これは、野上小学校が毎年夏休み期間中、5・6年生の児童や保護者を対象に、平和の尊さを学んでもらおうと開いているものです。
ことし(2015年)は講師に海南市出身で紀美野町在住の角谷(かくたに)トシミさん87歳を迎えました。
角谷さんは海南市の県立日方(ひかた)高等女学校に在学中太平洋戦争が勃発し、衣食住に関する物資がたちまち不足して苦労したことや、卒業後に挺身隊(ていしんたい)として勤務した大阪の軍需工場で爆発事故が起きたこと、そして、旧・野上電鉄の踏切のそばでアメリカ軍の攻撃機から機銃掃射を受け、命からがら逃げたことなどを児童らに語りました。
そして角谷さんは「軍需工場ではコウリャンや麦が沢山含まれたまずいご飯と具の無い味噌汁が続き、本当に食べ物が不足していました。いま、何も不自由することなく平和でいられる事は、本当に有り難いとつくづく思います。皆さんも日々感謝しながら勉強やスポーツに励んで下さい」と呼び掛けました。
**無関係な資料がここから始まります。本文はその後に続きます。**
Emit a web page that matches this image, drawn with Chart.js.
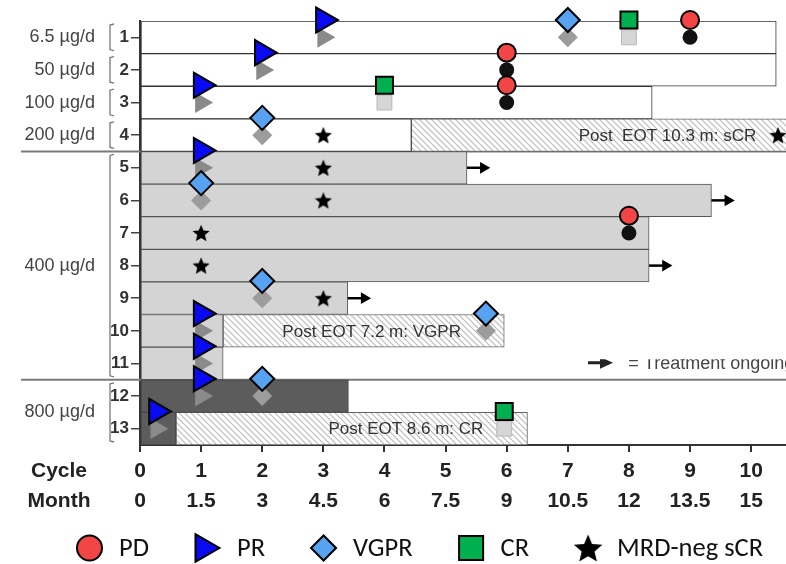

角谷さんの体験談を聞いた児童らは「空襲が来たらいつでも逃げなくてはならず、食べ物も不足していたのは大変だと思った。好きに食べられない世界は想像できない。戦争をまた始めようと考える人もいるけれど、一人一人が思いを持って活動すれば、平和が保てると思います」などと話していました。